Find a sturdy box that will hold them all.
Experiment with how the little boxes will fit inside the big box, taller ones at the back. Height and width depends on what you will want to store in each compartment.

It looks a little drab in the picture above, but watch it brighten as soon as you put the things in:

Of course, the most fun is in the decorating. An easy way is to paint it all, but you can also cover each box with a pretty gift wrap glued on with wallpaper paste (messy and a bit of a fuss to make initially, but once you have a batch, you can do them all and it's water soluble and dries clear. Here's the one I use at work; made many years ago, from tubes of different diameter only:

Another lampshade

A chandelier for the bathroom, which currently has a bare light bulb. If it shades TOO much, then it will move to the entrance and Plan B will need to be concocted for the bathroom. I saw this kind of chandelier in Atmosphere, a craft shop in Port Elizabeth.

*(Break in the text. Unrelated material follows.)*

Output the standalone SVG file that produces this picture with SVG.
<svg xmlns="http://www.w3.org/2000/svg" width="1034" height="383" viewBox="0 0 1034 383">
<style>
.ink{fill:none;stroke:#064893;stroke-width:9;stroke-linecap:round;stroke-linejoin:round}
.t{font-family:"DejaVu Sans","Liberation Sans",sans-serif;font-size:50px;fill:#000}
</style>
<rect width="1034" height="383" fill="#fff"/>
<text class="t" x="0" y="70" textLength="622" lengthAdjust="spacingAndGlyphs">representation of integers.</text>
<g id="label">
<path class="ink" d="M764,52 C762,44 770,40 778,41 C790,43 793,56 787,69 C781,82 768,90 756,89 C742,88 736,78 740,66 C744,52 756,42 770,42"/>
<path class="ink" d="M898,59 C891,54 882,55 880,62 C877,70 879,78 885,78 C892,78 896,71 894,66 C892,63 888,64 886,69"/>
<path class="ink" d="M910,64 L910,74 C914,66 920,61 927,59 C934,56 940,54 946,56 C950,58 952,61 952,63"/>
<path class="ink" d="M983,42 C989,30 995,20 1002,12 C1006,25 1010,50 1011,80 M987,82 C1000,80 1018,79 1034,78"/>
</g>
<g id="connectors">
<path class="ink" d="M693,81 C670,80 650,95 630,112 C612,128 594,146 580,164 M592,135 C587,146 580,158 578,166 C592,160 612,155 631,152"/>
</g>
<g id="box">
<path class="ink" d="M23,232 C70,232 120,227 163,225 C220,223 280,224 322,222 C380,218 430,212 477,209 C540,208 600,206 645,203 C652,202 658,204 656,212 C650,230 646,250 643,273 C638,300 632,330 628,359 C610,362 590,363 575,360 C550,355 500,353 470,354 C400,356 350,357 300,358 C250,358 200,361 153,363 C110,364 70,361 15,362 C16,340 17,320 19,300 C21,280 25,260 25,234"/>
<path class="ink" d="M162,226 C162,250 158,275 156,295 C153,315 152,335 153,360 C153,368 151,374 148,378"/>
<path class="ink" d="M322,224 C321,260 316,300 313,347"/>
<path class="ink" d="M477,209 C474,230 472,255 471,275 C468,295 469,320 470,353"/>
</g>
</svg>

It's been fairly easy to make, but VERY labour intensive. Stringing thousands of beads and tying them on to the wire frame, string by string. It is ALMOST done - as you can see in the picture, I just need to complete the outmost ring. I've been stringing beads in every spare minute I can find, at work, in the car, and will hardly know what to do when it is finished.

Monday, August 20

Sigh

I didn't get to my art journals this past weekend and somehow I feel down about that. Mainly because I really wanted to, but when I sat down with it, I just felt blank. So it was a weekend of plugging along on finishing other things which didn't require any artistic input, just lots of repetitive actions to complete them. I'm working on a beaded lampshade, which I'll post soon, and I'm quilting one of the house-warming lapquilts. Also doing some house-repairs (scraping, water-proofing and re-painting a piece of wall - how exciting...)

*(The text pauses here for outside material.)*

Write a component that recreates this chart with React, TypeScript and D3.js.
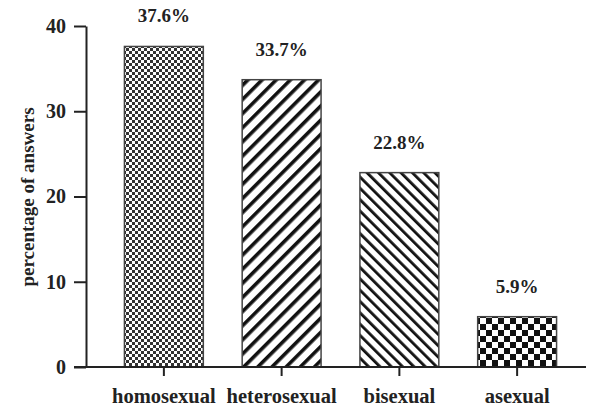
import React, { useEffect, useRef } from "react";
import * as d3 from "d3";

const categories = ["homosexual", "heterosexual", "bisexual", "asexual"];
const values = [37.6, 33.7, 22.8, 5.9];
const valueLabels = ["37.6%", "33.7%", "22.8%", "5.9%"];
const patterns = ["checkFine", "diagUp", "diagDown", "checkBig"];
const yTicks = [0, 10, 20, 30, 40];

export default function App() {
    const chart = useRef<SVGSVGElement | null>(null);

    useEffect(() => {
        const width = 593;
        const height = 408;
        const svg = d3.select(chart.current)
            .attr("width", width)
            .attr("height", height);
        const font = "'Liberation Serif', 'DejaVu Serif', serif";

        const defs = svg.append("defs");

        // fine checkerboard
        const p1 = defs.append("pattern").attr("id", "checkFine")
            .attr("patternUnits", "userSpaceOnUse").attr("width", 6).attr("height", 6);
        p1.append("rect").attr("width", 6).attr("height", 6).attr("fill", "#fff");
        p1.append("rect").attr("width", 3).attr("height", 3).attr("fill", "#333");
        p1.append("rect").attr("x", 3).attr("y", 3).attr("width", 3).attr("height", 3).attr("fill", "#333");

        // big checkerboard
        const p4 = defs.append("pattern").attr("id", "checkBig")
            .attr("patternUnits", "userSpaceOnUse").attr("width", 12).attr("height", 12);
        p4.append("rect").attr("width", 12).attr("height", 12).attr("fill", "#fff");
        p4.append("rect").attr("width", 6).attr("height", 6).attr("fill", "#111");
        p4.append("rect").attr("x", 6).attr("y", 6).attr("width", 6).attr("height", 6).attr("fill", "#111");

        // diagonal "/"
        const p2 = defs.append("pattern").attr("id", "diagUp")
            .attr("patternUnits", "userSpaceOnUse").attr("width", 10).attr("height", 10)
            .attr("patternTransform", "rotate(45)");
        p2.append("rect").attr("width", 10).attr("height", 10).attr("fill", "#fff");
        p2.append("rect").attr("width", 3.6).attr("height", 10).attr("fill", "#111");

        // diagonal "\"
        const p3 = defs.append("pattern").attr("id", "diagDown")
            .attr("patternUnits", "userSpaceOnUse").attr("width", 8).attr("height", 8)
            .attr("patternTransform", "rotate(-45)");
        p3.append("rect").attr("width", 8).attr("height", 8).attr("fill", "#fff");
        p3.append("rect").attr("width", 2.8).attr("height", 8).attr("fill", "#111");

        const x = d3.scaleBand()
            .domain(categories)
            .range([105, 576])
            .paddingInner(0.33)
            .paddingOuter(0.165);
        const y = d3.scaleLinear().domain([0, 40]).range([367, 26]);

        // bars
        svg.selectAll(".bar")
            .data(values)
            .enter()
            .append("rect")
            .attr("class", "bar")
            .attr("x", (d, i) => x(categories[i]) as number)
            .attr("y", d => y(d))
            .attr("width", x.bandwidth())
            .attr("height", d => y(0) - y(d))
            .attr("fill", (d, i) => `url(#${patterns[i]})`)
            .attr("stroke", "#444")
            .attr("stroke-width", 1.5);

        // value labels
        svg.selectAll(".val")
            .data(values)
            .enter()
            .append("text")
            .attr("x", (d, i) => (x(categories[i]) as number) + x.bandwidth() / 2)
            .attr("y", d => y(d) - 24)
            .attr("text-anchor", "middle")
            .attr("font-family", font)
            .attr("font-weight", "bold")
            .attr("font-size", 19)
            .attr("fill", "#222")
            .text((d, i) => valueLabels[i]);

        // y axis
        const yAxis = svg.append("g")
            .attr("transform", "translate(86,0)")
            .call(d3.axisLeft(y).tickValues(yTicks).tickSize(12).tickPadding(8).tickSizeOuter(0));
        yAxis.select(".domain").attr("stroke", "#222").attr("stroke-width", 2);
        yAxis.selectAll(".tick line").attr("stroke", "#222").attr("stroke-width", 2);
        yAxis.selectAll(".tick text")
            .attr("font-family", font)
            .attr("font-weight", "bold")
            .attr("font-size", 20)
            .attr("fill", "#222");

        // x axis
        const xAxis = svg.append("g")
            .attr("transform", `translate(0,${y(0)})`);
        xAxis.append("line")
            .attr("x1", 74).attr("x2", 586)
            .attr("stroke", "#222").attr("stroke-width", 2);
        const xa = xAxis.append("g")
            .call(d3.axisBottom(x).tickSize(9).tickPadding(12).tickSizeOuter(0));
        xa.select(".domain").remove();
        xa.selectAll(".tick line").attr("stroke", "#222").attr("stroke-width", 2);
        xa.selectAll(".tick text")
            .attr("font-family", font)
            .attr("font-weight", "bold")
            .attr("font-size", 20.5)
            .attr("fill", "#222");

        // y title
        svg.append("text")
            .attr("transform", "translate(34,197) rotate(-90)")
            .attr("text-anchor", "middle")
            .attr("font-family", font)
            .attr("font-weight", "bold")
            .attr("font-size", 19)
            .attr("fill", "#222")
            .text("percentage of answers");

        return () => {
            svg.selectAll("*").remove();
        };
    }, []);

    return <svg ref={chart} style={{ position: "absolute", left: 0, top: 0 }}></svg>;
}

And just struggling to shake a pervasive case of the blues...

Tuesday, August 14

Don't swat it....!

... it also has a right to live :)

Art Journals!

Wow, I have just discovered these. Or re-discovered them, I'm not quite sure which, as the concept seems very familiar.

I have been SO awesomely inspired by the following sites:
Cramzy, by Emmy from the Netherlands. Decorative embellished pieces to feast your eyes on. Lots of photos of exquisite work - thanks so MUCH Emmy, for showing your work to us all and inspiring an old girl so far away!

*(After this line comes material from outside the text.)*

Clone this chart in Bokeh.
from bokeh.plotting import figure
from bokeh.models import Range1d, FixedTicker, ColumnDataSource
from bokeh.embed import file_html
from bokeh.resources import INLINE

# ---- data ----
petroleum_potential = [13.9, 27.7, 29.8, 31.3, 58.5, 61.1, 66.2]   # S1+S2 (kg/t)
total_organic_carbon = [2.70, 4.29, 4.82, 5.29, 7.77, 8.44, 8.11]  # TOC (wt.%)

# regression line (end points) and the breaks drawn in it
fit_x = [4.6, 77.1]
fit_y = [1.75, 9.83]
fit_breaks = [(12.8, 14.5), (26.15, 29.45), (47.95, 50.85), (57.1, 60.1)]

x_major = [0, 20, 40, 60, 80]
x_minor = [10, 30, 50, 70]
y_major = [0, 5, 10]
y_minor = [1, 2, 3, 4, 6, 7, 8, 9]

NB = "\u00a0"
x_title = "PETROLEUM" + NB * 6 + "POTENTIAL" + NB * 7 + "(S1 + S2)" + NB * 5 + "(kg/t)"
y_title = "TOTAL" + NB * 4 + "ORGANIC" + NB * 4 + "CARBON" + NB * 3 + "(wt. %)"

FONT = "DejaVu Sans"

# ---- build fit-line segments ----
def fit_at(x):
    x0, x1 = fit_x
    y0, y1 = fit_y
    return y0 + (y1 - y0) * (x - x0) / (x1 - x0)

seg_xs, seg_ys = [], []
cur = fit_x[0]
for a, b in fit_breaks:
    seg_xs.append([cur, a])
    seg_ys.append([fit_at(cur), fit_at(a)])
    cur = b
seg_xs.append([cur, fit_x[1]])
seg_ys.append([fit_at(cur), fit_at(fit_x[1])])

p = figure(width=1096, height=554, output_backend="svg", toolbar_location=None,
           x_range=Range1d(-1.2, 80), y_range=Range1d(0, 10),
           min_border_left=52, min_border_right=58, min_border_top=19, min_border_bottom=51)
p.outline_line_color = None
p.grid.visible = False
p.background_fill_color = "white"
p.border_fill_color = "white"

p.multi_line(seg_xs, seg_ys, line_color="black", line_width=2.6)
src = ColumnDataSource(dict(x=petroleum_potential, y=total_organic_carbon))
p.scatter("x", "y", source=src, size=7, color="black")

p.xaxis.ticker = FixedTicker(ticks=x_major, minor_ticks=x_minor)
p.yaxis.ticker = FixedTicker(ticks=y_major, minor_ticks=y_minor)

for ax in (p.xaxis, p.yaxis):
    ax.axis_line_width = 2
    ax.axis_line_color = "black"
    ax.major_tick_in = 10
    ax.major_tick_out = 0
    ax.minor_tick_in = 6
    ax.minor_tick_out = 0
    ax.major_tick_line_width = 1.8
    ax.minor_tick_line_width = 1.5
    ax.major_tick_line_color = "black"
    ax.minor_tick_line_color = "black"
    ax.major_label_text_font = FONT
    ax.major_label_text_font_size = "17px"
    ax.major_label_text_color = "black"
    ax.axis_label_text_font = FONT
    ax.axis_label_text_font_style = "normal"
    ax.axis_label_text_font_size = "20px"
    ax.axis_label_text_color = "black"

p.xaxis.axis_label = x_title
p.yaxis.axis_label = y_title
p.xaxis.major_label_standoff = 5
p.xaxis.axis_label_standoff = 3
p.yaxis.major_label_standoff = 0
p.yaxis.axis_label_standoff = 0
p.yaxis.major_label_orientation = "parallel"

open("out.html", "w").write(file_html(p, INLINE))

Fabric Art Journals, a group blog by several artists, one of whom is Arlee. Awesome stuff there.

Follow links from both of these blogs and you will quickly use up all your allotted bandwidth (I did!) and go to sleep very, very happy with your head filled with the sumptuous images of colours and textures and possibilities.

I did a cover for a journal, and the first page. Photos will follow.
Edit 15 Aug: Photos added:
Whole Cover:


Front Cover (left) Back Cover(right)







...Can hardly bear to be at work while it lies at home on my desk, BEGGING to be worked on! - and by evening I am just too tired. Ah, weekend, where are you??

More pics: First page:

Strictly speaking, I suppose this is actually an altered book, since I used an existing book and I am just covering the pages and using the spine and structure of the book. But who's speaking strictly?? I WILL move onto making the book out of the actual pages I make, but this was an quick way to get started. I also want to do mixed media, to use my many lovely papers, so it helps to have a foundation to stick things to.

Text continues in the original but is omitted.